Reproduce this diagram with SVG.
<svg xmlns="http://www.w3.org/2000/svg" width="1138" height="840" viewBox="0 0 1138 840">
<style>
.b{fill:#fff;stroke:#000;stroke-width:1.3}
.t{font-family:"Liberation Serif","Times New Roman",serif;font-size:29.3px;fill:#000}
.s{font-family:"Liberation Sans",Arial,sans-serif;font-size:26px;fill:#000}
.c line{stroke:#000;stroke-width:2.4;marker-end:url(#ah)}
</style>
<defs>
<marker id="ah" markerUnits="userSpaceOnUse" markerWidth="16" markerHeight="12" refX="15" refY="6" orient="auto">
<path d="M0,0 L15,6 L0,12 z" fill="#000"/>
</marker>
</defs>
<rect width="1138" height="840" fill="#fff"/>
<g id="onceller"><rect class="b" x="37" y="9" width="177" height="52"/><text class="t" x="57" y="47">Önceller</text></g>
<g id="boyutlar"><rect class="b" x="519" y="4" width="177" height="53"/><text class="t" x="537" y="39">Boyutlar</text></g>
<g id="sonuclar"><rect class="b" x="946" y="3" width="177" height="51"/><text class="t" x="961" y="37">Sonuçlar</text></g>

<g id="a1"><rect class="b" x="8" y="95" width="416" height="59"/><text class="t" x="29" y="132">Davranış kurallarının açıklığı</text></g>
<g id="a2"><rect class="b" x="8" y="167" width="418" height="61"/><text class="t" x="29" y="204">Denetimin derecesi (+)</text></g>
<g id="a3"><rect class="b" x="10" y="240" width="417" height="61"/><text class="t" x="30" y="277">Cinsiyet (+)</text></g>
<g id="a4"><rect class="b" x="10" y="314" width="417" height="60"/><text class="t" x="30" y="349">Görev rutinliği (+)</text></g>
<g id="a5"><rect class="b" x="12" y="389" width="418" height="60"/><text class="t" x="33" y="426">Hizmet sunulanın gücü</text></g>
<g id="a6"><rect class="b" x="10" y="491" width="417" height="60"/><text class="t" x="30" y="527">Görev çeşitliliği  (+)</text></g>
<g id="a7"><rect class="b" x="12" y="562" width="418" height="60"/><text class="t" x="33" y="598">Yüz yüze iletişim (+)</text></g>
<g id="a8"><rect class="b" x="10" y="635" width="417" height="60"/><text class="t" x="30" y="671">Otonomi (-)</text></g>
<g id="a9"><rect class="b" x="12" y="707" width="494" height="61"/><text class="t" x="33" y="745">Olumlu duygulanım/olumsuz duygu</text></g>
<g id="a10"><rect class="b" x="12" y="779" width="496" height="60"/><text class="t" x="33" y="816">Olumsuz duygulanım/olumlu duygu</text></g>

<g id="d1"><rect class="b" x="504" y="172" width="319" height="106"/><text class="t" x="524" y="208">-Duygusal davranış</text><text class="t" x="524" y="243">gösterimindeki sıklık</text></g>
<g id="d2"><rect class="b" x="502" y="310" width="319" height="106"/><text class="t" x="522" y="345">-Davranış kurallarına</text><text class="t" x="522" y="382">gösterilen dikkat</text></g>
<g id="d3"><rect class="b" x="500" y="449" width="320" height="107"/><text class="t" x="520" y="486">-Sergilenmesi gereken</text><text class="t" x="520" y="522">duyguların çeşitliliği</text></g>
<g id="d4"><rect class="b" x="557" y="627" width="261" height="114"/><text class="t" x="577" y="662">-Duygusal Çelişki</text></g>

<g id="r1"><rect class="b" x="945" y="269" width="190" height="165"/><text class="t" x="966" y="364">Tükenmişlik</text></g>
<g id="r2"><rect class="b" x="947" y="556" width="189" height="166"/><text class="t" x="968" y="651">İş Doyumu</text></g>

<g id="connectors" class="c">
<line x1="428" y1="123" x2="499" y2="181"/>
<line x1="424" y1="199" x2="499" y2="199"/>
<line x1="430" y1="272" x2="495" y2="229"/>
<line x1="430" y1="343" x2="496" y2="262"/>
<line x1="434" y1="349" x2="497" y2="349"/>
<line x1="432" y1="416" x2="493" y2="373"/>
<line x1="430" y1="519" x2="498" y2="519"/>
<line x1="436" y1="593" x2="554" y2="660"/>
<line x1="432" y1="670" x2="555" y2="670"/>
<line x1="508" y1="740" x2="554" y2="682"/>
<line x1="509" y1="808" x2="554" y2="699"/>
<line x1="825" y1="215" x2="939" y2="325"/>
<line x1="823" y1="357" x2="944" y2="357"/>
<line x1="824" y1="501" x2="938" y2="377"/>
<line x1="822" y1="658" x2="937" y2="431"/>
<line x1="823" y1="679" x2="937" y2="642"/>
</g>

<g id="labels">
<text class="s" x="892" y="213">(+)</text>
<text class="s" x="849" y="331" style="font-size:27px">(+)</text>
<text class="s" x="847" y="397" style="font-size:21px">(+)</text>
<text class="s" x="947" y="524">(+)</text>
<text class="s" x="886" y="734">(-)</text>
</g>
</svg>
━━━━━━━━
• **Your objective**: Write down every line of the data exactly as it appears above.

• **Exercise output**:
Reproduce this diagram with SVG.
<svg xmlns="http://www.w3.org/2000/svg" width="1138" height="840" viewBox="0 0 1138 840">
<style>
.b{fill:#fff;stroke:#000;stroke-width:1.3}
.t{font-family:"Liberation Serif","Times New Roman",serif;font-size:29.3px;fill:#000}
.s{font-family:"Liberation Sans",Arial,sans-serif;font-size:26px;fill:#000}
.c line{stroke:#000;stroke-width:2.4;marker-end:url(#ah)}
</style>
<defs>
<marker id="ah" markerUnits="userSpaceOnUse" markerWidth="16" markerHeight="12" refX="15" refY="6" orient="auto">
<path d="M0,0 L15,6 L0,12 z" fill="#000"/>
</marker>
</defs>
<rect width="1138" height="840" fill="#fff"/>
<g id="onceller"><rect class="b" x="37" y="9" width="177" height="52"/><text class="t" x="57" y="47">Önceller</text></g>
<g id="boyutlar"><rect class="b" x="519" y="4" width="177" height="53"/><text class="t" x="537" y="39">Boyutlar</text></g>
<g id="sonuclar"><rect class="b" x="946" y="3" width="177" height="51"/><text class="t" x="961" y="37">Sonuçlar</text></g>

<g id="a1"><rect class="b" x="8" y="95" width="416" height="59"/><text class="t" x="29" y="132">Davranış kurallarının açıklığı</text></g>
<g id="a2"><rect class="b" x="8" y="167" width="418" height="61"/><text class="t" x="29" y="204">Denetimin derecesi (+)</text></g>
<g id="a3"><rect class="b" x="10" y="240" width="417" height="61"/><text class="t" x="30" y="277">Cinsiyet (+)</text></g>
<g id="a4"><rect class="b" x="10" y="314" width="417" height="60"/><text class="t" x="30" y="349">Görev rutinliği (+)</text></g>
<g id="a5"><rect class="b" x="12" y="389" width="418" height="60"/><text class="t" x="33" y="426">Hizmet sunulanın gücü</text></g>
<g id="a6"><rect class="b" x="10" y="491" width="417" height="60"/><text class="t" x="30" y="527">Görev çeşitliliği  (+)</text></g>
<g id="a7"><rect class="b" x="12" y="562" width="418" height="60"/><text class="t" x="33" y="598">Yüz yüze iletişim (+)</text></g>
<g id="a8"><rect class="b" x="10" y="635" width="417" height="60"/><text class="t" x="30" y="671">Otonomi (-)</text></g>
<g id="a9"><rect class="b" x="12" y="707" width="494" height="61"/><text class="t" x="33" y="745">Olumlu duygulanım/olumsuz duygu</text></g>
<g id="a10"><rect class="b" x="12" y="779" width="496" height="60"/><text class="t" x="33" y="816">Olumsuz duygulanım/olumlu duygu</text></g>

<g id="d1"><rect class="b" x="504" y="172" width="319" height="106"/><text class="t" x="524" y="208">-Duygusal davranış</text><text class="t" x="524" y="243">gösterimindeki sıklık</text></g>
<g id="d2"><rect class="b" x="502" y="310" width="319" height="106"/><text class="t" x="522" y="345">-Davranış kurallarına</text><text class="t" x="522" y="382">gösterilen dikkat</text></g>
<g id="d3"><rect class="b" x="500" y="449" width="320" height="107"/><text class="t" x="520" y="486">-Sergilenmesi gereken</text><text class="t" x="520" y="522">duyguların çeşitliliği</text></g>
<g id="d4"><rect class="b" x="557" y="627" width="261" height="114"/><text class="t" x="577" y="662">-Duygusal Çelişki</text></g>

<g id="r1"><rect class="b" x="945" y="269" width="190" height="165"/><text class="t" x="966" y="364">Tükenmişlik</text></g>
<g id="r2"><rect class="b" x="947" y="556" width="189" height="166"/><text class="t" x="968" y="651">İş Doyumu</text></g>

<g id="connectors" class="c">
<line x1="428" y1="123" x2="499" y2="181"/>
<line x1="424" y1="199" x2="499" y2="199"/>
<line x1="430" y1="272" x2="495" y2="229"/>
<line x1="430" y1="343" x2="496" y2="262"/>
<line x1="434" y1="349" x2="497" y2="349"/>
<line x1="432" y1="416" x2="493" y2="373"/>
<line x1="430" y1="519" x2="498" y2="519"/>
<line x1="436" y1="593" x2="554" y2="660"/>
<line x1="432" y1="670" x2="555" y2="670"/>
<line x1="508" y1="740" x2="554" y2="682"/>
<line x1="509" y1="808" x2="554" y2="699"/>
<line x1="825" y1="215" x2="939" y2="325"/>
<line x1="823" y1="357" x2="944" y2="357"/>
<line x1="824" y1="501" x2="938" y2="377"/>
<line x1="822" y1="658" x2="937" y2="431"/>
<line x1="823" y1="679" x2="937" y2="642"/>
</g>

<g id="labels">
<text class="s" x="892" y="213">(+)</text>
<text class="s" x="849" y="331" style="font-size:27px">(+)</text>
<text class="s" x="847" y="397" style="font-size:21px">(+)</text>
<text class="s" x="947" y="524">(+)</text>
<text class="s" x="886" y="734">(-)</text>
</g>
</svg>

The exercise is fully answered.